[Brief] List each line of the data that holds the string "full".

Rows from a dataset of charts and code:
-.-.-
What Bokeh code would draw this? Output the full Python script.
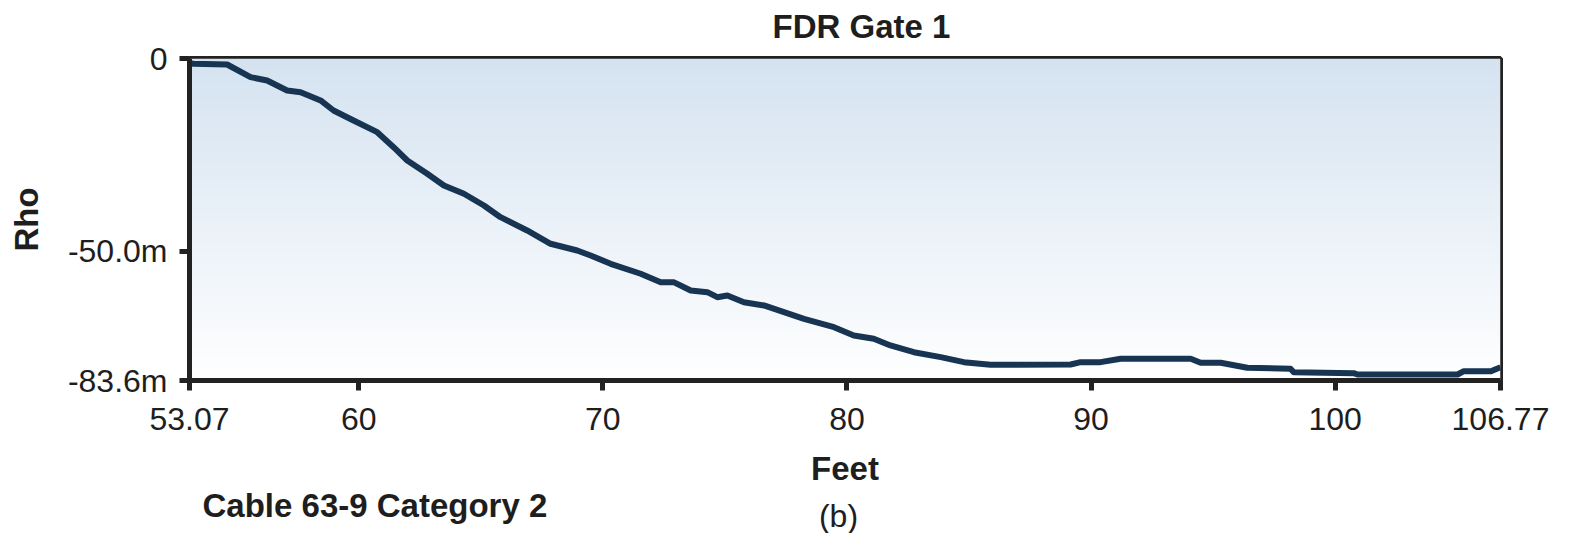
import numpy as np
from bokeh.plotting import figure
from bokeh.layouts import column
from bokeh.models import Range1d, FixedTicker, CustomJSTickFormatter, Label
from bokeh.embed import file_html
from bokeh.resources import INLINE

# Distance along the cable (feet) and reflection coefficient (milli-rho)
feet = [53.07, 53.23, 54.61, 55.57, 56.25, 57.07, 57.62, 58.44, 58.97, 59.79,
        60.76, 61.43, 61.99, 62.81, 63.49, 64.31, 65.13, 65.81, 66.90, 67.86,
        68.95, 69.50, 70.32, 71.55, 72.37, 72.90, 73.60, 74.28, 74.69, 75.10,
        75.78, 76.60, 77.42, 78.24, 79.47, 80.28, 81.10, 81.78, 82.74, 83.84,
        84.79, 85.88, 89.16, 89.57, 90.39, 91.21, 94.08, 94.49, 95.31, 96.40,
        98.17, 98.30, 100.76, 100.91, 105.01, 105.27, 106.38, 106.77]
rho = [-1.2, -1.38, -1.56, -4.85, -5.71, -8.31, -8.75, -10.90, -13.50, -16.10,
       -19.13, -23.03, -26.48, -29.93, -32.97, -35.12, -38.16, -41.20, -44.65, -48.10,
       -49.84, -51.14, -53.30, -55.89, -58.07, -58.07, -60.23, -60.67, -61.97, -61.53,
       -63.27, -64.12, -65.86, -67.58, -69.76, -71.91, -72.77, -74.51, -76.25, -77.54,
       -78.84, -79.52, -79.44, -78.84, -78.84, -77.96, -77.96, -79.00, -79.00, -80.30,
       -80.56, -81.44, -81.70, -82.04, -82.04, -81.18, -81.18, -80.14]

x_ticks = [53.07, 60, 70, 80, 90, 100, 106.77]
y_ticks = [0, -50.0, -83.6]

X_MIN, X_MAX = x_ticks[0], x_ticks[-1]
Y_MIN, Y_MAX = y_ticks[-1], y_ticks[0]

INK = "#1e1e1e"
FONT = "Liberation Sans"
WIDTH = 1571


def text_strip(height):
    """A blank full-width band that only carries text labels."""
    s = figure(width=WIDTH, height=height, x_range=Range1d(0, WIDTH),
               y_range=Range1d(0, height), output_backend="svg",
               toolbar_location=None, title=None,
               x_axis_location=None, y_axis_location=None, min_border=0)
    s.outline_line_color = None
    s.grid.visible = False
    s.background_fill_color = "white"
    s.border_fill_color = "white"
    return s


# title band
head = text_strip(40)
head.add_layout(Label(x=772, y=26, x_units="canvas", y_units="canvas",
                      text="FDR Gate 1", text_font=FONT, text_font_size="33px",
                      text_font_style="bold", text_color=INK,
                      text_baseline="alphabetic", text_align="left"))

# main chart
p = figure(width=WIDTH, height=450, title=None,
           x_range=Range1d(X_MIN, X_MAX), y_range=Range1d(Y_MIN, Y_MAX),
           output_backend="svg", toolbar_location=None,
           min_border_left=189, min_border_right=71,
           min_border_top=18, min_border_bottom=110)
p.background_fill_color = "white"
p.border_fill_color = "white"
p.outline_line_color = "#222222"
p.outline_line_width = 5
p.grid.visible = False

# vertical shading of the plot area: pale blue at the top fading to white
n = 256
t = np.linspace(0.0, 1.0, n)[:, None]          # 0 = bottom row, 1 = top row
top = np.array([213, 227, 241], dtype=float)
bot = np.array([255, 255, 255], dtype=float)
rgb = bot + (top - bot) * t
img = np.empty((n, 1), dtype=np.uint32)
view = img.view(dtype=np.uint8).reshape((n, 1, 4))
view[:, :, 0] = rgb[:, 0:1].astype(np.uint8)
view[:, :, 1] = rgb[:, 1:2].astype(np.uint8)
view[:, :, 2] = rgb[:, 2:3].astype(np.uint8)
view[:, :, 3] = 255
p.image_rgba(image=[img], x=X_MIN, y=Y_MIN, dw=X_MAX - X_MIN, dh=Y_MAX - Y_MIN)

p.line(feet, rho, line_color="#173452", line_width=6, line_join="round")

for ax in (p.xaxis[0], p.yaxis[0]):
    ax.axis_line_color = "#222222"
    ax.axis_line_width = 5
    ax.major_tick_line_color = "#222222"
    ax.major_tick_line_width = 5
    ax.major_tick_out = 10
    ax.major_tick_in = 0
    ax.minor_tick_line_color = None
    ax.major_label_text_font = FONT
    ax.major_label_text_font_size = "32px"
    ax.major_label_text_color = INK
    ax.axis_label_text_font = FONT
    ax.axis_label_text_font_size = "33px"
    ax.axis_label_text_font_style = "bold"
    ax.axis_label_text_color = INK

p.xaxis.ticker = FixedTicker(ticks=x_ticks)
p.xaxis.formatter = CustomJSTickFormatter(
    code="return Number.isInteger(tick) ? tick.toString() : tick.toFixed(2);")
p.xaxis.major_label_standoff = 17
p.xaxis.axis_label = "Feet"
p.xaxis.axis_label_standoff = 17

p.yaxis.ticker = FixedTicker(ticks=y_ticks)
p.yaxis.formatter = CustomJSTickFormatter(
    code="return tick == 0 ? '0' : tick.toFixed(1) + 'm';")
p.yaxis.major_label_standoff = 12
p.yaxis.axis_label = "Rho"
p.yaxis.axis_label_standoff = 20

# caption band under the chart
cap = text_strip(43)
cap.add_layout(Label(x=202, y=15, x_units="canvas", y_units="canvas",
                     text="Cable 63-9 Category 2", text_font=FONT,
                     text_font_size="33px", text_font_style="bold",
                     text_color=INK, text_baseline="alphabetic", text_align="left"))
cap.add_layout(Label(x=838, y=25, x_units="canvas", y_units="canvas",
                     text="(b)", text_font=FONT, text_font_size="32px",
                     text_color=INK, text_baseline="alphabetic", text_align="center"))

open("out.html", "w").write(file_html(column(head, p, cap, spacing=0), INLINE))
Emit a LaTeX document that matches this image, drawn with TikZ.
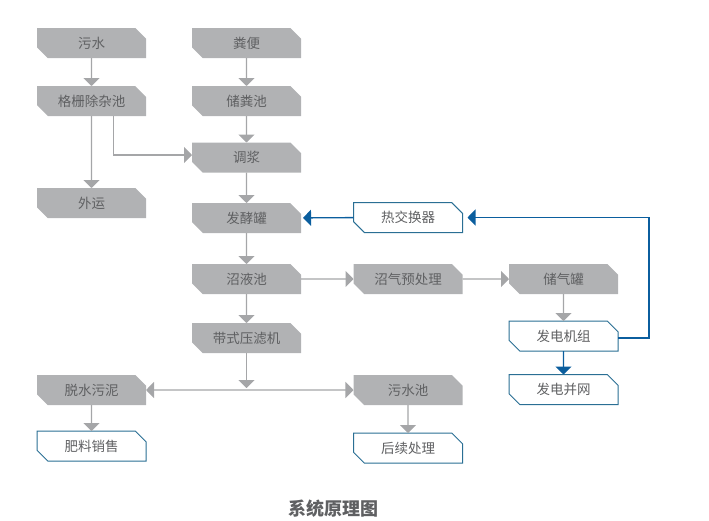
-.-.-
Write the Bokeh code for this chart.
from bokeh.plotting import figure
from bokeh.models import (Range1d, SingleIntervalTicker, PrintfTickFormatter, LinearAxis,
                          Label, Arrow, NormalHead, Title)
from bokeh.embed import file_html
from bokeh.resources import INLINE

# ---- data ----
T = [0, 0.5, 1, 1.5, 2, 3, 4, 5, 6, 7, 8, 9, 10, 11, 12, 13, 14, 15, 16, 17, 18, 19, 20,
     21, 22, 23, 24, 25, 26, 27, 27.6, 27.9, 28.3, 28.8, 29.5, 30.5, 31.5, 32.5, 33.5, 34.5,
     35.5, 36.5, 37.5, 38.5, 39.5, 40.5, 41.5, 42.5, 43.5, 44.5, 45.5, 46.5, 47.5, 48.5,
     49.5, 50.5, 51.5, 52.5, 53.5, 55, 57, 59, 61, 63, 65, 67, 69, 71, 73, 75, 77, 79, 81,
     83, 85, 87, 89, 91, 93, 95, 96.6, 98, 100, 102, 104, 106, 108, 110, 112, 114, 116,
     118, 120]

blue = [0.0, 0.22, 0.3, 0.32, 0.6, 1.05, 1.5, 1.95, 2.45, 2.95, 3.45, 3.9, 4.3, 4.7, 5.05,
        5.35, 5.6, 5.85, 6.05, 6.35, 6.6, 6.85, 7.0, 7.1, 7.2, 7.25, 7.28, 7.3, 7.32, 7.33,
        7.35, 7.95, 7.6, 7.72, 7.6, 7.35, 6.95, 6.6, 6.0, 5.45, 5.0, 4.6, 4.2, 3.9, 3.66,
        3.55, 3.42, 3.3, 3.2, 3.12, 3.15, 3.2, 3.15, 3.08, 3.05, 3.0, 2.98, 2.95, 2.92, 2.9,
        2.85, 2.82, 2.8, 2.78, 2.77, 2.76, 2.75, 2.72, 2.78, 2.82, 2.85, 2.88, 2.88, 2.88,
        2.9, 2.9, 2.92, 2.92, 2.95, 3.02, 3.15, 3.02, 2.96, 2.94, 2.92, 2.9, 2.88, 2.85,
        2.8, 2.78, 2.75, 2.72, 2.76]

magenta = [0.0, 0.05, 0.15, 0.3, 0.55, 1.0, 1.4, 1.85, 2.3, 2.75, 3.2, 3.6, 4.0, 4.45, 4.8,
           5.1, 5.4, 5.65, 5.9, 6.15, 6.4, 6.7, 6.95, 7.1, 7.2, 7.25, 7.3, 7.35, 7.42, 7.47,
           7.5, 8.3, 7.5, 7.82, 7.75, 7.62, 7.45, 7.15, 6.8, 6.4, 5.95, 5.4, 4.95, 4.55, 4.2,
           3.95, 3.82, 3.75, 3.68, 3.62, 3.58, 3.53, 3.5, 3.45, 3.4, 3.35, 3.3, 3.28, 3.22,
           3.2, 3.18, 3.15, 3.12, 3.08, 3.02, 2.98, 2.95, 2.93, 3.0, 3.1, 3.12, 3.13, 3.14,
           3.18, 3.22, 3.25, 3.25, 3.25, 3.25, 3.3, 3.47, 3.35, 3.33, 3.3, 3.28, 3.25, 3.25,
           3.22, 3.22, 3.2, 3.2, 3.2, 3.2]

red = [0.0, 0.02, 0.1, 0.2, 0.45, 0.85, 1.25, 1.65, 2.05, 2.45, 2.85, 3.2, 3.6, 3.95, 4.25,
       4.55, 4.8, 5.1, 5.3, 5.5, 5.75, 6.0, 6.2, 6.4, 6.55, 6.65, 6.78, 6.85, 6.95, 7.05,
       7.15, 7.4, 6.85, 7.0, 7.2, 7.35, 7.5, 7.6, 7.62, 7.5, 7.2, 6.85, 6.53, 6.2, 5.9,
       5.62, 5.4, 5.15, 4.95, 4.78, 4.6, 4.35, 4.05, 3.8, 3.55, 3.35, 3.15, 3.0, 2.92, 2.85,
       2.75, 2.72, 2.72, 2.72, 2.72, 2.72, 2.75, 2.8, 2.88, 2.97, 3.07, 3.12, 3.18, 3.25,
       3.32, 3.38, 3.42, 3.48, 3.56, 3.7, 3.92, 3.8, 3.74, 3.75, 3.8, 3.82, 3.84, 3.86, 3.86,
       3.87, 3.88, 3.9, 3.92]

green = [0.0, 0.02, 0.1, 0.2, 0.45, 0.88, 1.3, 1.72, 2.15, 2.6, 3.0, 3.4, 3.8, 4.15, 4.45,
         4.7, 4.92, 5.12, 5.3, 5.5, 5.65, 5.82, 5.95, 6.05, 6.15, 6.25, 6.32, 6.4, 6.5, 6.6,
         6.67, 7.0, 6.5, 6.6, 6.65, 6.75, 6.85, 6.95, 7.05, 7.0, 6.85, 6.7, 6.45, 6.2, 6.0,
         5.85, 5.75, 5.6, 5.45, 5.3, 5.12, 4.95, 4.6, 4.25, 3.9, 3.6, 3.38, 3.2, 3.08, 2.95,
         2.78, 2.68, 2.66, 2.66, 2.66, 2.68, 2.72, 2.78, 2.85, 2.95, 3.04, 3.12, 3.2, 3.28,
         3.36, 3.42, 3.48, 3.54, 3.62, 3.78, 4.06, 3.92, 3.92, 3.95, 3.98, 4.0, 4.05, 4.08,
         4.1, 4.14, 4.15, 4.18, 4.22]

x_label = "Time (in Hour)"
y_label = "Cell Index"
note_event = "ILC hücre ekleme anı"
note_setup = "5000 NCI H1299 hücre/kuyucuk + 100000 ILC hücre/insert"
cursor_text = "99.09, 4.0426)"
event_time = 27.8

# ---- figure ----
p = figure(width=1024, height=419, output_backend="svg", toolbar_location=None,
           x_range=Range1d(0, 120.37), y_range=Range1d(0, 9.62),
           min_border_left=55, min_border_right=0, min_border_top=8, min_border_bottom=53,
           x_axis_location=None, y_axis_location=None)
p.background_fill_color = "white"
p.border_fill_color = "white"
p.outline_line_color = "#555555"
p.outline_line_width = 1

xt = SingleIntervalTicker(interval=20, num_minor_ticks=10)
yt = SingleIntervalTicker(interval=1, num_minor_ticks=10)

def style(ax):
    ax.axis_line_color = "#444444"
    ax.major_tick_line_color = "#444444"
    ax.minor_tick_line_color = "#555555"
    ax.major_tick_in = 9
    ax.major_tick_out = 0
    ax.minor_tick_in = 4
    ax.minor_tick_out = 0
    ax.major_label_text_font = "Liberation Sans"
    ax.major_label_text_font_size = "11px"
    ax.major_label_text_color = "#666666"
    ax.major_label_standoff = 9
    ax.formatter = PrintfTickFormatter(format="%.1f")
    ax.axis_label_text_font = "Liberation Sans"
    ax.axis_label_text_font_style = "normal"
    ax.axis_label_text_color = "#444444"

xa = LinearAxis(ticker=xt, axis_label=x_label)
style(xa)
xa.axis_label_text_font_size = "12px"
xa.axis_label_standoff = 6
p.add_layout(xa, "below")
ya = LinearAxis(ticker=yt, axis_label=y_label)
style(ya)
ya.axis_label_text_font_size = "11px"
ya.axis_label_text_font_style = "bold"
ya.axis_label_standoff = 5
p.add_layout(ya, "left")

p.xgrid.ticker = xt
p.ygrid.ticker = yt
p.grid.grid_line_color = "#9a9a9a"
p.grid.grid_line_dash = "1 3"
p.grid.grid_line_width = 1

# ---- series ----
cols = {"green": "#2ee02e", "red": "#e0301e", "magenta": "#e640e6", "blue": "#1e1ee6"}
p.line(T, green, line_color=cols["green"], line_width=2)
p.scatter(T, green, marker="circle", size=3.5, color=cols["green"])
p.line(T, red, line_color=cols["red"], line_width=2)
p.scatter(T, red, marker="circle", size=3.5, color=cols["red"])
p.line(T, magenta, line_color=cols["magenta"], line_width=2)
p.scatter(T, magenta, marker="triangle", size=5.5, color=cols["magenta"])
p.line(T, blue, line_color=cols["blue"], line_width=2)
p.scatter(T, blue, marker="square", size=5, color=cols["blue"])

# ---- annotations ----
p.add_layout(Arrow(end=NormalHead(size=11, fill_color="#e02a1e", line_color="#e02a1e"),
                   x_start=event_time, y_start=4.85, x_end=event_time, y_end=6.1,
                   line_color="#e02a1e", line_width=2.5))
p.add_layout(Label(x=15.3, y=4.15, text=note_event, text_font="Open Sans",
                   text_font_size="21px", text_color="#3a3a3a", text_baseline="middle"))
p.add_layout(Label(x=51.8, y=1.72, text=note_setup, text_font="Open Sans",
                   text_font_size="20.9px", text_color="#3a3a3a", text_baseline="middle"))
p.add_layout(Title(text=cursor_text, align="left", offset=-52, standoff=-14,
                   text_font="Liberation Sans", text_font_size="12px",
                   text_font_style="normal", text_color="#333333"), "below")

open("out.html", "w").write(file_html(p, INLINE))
-.-.-
[The output]
What Bokeh code would draw this? Output the full Python script.
    """A blank full-width band that only carries text labels."""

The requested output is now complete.